I’ve seen this misinterpreted so many times in Western design publications.
The Unintentional Genius of Designing for Dust Storms and What It Teaches About Ventilation
Honestly, the ventilation systems were what broke my brain. Traditional nomadic kitchens used a central smoke hole that could be adjusted via external poles—basic stuff, right? But the positioning wasn’t random; it aligned with prevailing wind patterns documented through oral histories spanning centuries, creating a venturi effect that pulled smoke out while preventing dust infiltration during storms. Modern Turkmen kitchens maintain this principle through adjustable roof vents and strategically placed windows that create crossflow without requiring mechanical systems. The grandmother explained this to me while we waited out a sandstorm, and I definately didn’t understand the physics until I watched the dust literally curve around the interior spaces, following invisible channels created by nothing more than careful architectural geometry. When the storm passed, maybe forty minutes later, there wasn’t a single grain of sand in the cooking area.
The clay tandoor ovens deserve their own discussion entirely.
How Portable Tandoor Technology Influenced Permanent Kitchen Architecture in Ways Nobody Expected
These weren’t the massive fixed tandoors you see in Uzbek restaurants—they were segmented structures that could be assembled, used intensively for three months, then completely disassembled and packed onto two camels.

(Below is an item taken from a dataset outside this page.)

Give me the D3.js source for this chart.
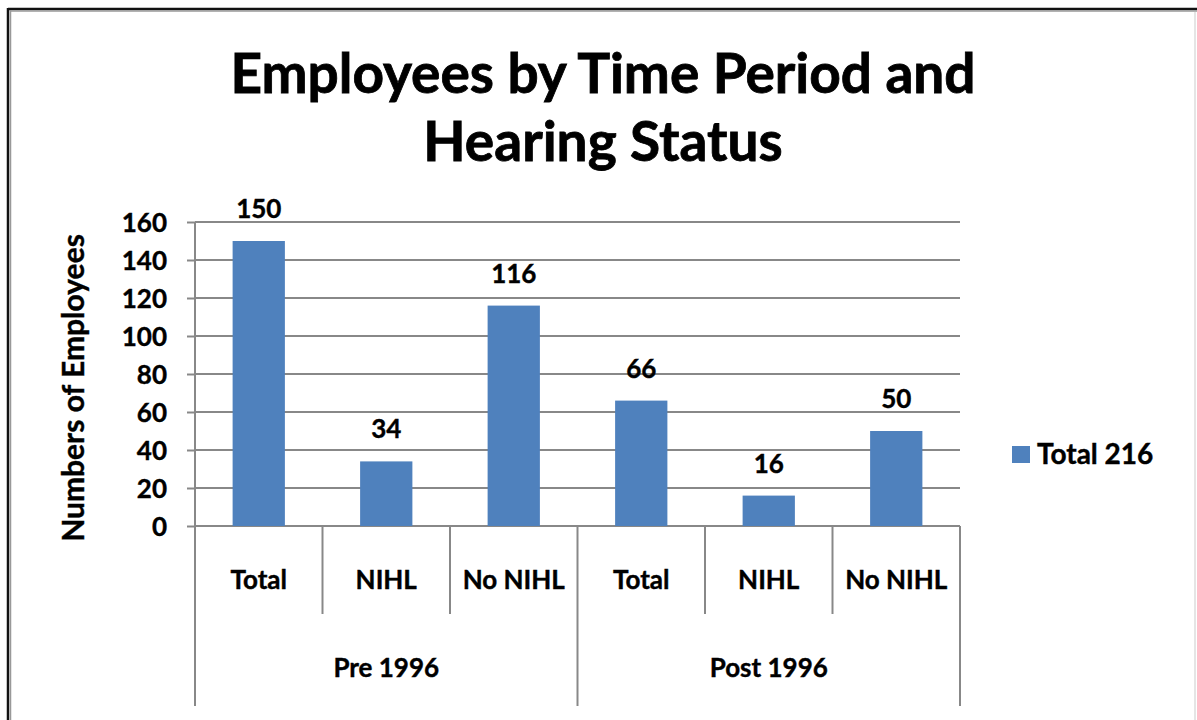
<!DOCTYPE html>
<html>
<head>
<meta charset="utf-8">
<style>
  body { margin: 0; background: #ffffff; }
  #vis-bars { width: 1197px; height: 720px; }
  text { font-family: Lato, "Open Sans", sans-serif; font-weight: bold; fill: #000; stroke: #000; stroke-width: 0.4px; }
</style>
</head>
<body>

<div id="vis-bars"></div>

<script src="https://d3js.org/d3.v7.min.js"></script>

<script>

	// Data //
	// ---- //

	const categories = ["Total", "NIHL", "No NIHL", "Total", "NIHL", "No NIHL"];
	const groups = ["Pre 1996", "Post 1996"];
	const groupOf = [0, 0, 0, 1, 1, 1];
	const values = [150, 34, 116, 66, 16, 50];
	const yTicks = [0, 20, 40, 60, 80, 100, 120, 140, 160];
	const legendLabel = "Total 216";
	const titleLines = ["Employees by Time Period and", "Hearing Status"];

	// Setup //
	// ----- //

	const W = 1197, H = 720;
	const plot = {left: 195, right: 960, top: 222, bottom: 526};

	const svg = d3.select("#vis-bars")
		.append("svg")
			.attr("width", W)
			.attr("height", H);

	// frame
	svg.append("rect")
		.attr("x", 0).attr("y", 0).attr("width", W).attr("height", H)
		.attr("fill", "#fff");
	svg.append("line")
		.attr("x1", 8).attr("x2", W).attr("y1", 9).attr("y2", 9)
		.attr("stroke", "#111").attr("stroke-width", 2.5);
	svg.append("line")
		.attr("x1", 8).attr("x2", 8).attr("y1", 8).attr("y2", H)
		.attr("stroke", "#111").attr("stroke-width", 2.5);
	svg.append("line")
		.attr("x1", 10).attr("x2", W).attr("y1", 11).attr("y2", 11)
		.attr("stroke", "#999").attr("stroke-width", 1.5);
	svg.append("line")
		.attr("x1", 10.5).attr("x2", 10.5).attr("y1", 10).attr("y2", H)
		.attr("stroke", "#999").attr("stroke-width", 1.5);
	svg.append("line")
		.attr("x1", W - 2).attr("x2", W - 2).attr("y1", 12).attr("y2", H)
		.attr("stroke", "#ddd").attr("stroke-width", 1.5);

	// Scales
	const x = d3.scaleBand()
		.domain(d3.range(categories.length))
		.range([plot.left, plot.right])
		.paddingInner(0)
		.paddingOuter(0);
	const y = d3.scaleLinear().domain([0, 160]).range([plot.bottom, plot.top]);
	const barW = x.bandwidth() * 0.41;

	// Title
	svg.append("g").selectAll("text")
		.data(titleLines)
		.enter().append("text")
			.attr("x", 603)
			.attr("y", (d, i) => 93 + i * 68)
			.attr("text-anchor", "middle")
			.style("font-size", "55px")
			.style("stroke-width", "0.8px")
			.text(d => d);

	// Gridlines and y axis
	const yAxis = d3.axisLeft(y)
		.tickValues(yTicks)
		.tickSize(8)
		.tickPadding(20);
	const gy = svg.append("g")
		.attr("transform", "translate(" + plot.left + ",0)")
		.call(yAxis);
	gy.select(".domain").remove();
	gy.selectAll(".tick line").attr("stroke", "#888").attr("stroke-width", 2);
	gy.selectAll(".tick text")
		.style("font-size", "26px")
		.style("font-family", "Lato, sans-serif")
		.style("font-weight", "bold")
		.attr("dy", "0.36em");

	svg.append("g").selectAll("line")
		.data(yTicks)
		.enter().append("line")
			.attr("x1", plot.left).attr("x2", plot.right)
			.attr("y1", d => y(d)).attr("y2", d => y(d))
			.attr("stroke", "#888").attr("stroke-width", 2);

	svg.append("line")
		.attr("x1", plot.left).attr("x2", plot.left)
		.attr("y1", plot.top).attr("y2", plot.bottom)
		.attr("stroke", "#888").attr("stroke-width", 2);

	// y axis label
	svg.append("text")
		.attr("transform", "translate(84,388) rotate(-90)")
		.attr("text-anchor", "middle")
		.style("font-size", "30px")
		.text("Numbers of Employees");

	// Bars
	svg.append("g").selectAll("rect")
		.data(values)
		.enter().append("rect")
			.attr("x", (d, i) => x(i) + x.bandwidth() / 2 - barW / 2)
			.attr("y", d => y(d))
			.attr("width", barW)
			.attr("height", d => y(0) - y(d))
			.attr("fill", "#4f81bd");

	// Value labels
	svg.append("g").selectAll("text")
		.data(values)
		.enter().append("text")
			.attr("x", (d, i) => x(i) + x.bandwidth() / 2)
			.attr("y", d => y(d) - 23)
			.attr("text-anchor", "middle")
			.style("font-size", "26px")
			.text(d => d);

	// Category axis: dividers
	const catBottom = 614, groupBottom = 706;
	const edges = d3.range(categories.length + 1).map(i => i < categories.length ? x(i) : plot.right);
	svg.append("g").selectAll("line")
		.data(edges)
		.enter().append("line")
			.attr("x1", d => d).attr("x2", d => d)
			.attr("y1", plot.bottom)
			.attr("y2", (d, i) => (i % 3 === 0) ? groupBottom : catBottom)
			.attr("stroke", "#888").attr("stroke-width", 2);

	svg.append("g").selectAll("text")
		.data(categories)
		.enter().append("text")
			.attr("x", (d, i) => x(i) + x.bandwidth() / 2)
			.attr("y", 589)
			.attr("text-anchor", "middle")
			.style("font-size", "26px")
			.text(d => d);

	svg.append("g").selectAll("text")
		.data(groups)
		.enter().append("text")
			.attr("x", (d, gi) => {
				const idx = d3.range(categories.length).filter(i => groupOf[i] === gi);
				return (x(idx[0]) + x(idx[idx.length - 1]) + x.bandwidth()) / 2;
			})
			.attr("y", 677)
			.attr("text-anchor", "middle")
			.style("font-size", "26px")
			.text(d => d);

	// Legend
	svg.append("rect")
		.attr("x", 1012).attr("y", 446)
		.attr("width", 18).attr("height", 17)
		.attr("fill", "#4f81bd");
	svg.append("text")
		.attr("x", 1037).attr("y", 464)
		.style("font-size", "28px")
		.text(legendLabel);

</script>
</body>
</html>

The insulation technology involved layered felt, camel dung plaster, and a clay mixture whose exact composition families guarded more carefully than gold. What’s fascinating is how this portable tandoor design influenced permanent architecture: modern Turkmen homes often include tandoors built as semi-detached units accessible from both interior and exterior, maintaining that liminal quality of nomadic cooking spaces that existed simultaneously inside and outside the living area. The thermal mass stays constant year-round, but the social context shifts seasonally. I used to think this was just about keeping heat out of the house during summer, and sure, that’s part of it, but Ogulabat pointed out that it’s really about maintaining the communal visibility of cooking—the idea that food preparation shouldn’t be hidden away in a private room but should remain socially integrated even when the kitchen itself is physically separated.
The Materials That Made Mobility Possible and Why They Still Matter in Contemporary Design
Felt, obviously—compressed sheep’s wool treated with whey and smoke, creating insulation with an R-value that would impress contemporary green builders. But also: specific woods from saxaul trees that could withstand extreme temperature fluctuations without cracking, hand-forged iron that maintained flexibility in both heat and cold, and those clay compositions I mentioned that could be fired at relatively low temperatures using dried camel dung as fuel. These materials weren’t chosen randomly; they represented the intersection of what the desert ecosystem provided and what nomadic engineering demanded. Contemporary Turkmen designers are rediscovering these materials not out of nostalgia but because they genuinely outperform industrial alternatives in desert conditions—the felt insulation doesn’t off-gas, the saxaul wood doesn’t require chemical treatments, the local clay costs nothing and lasts generations. Ogulabat’s tandoor was seventy years old and showed no structural degradation. Try getting that from a prefab appliance.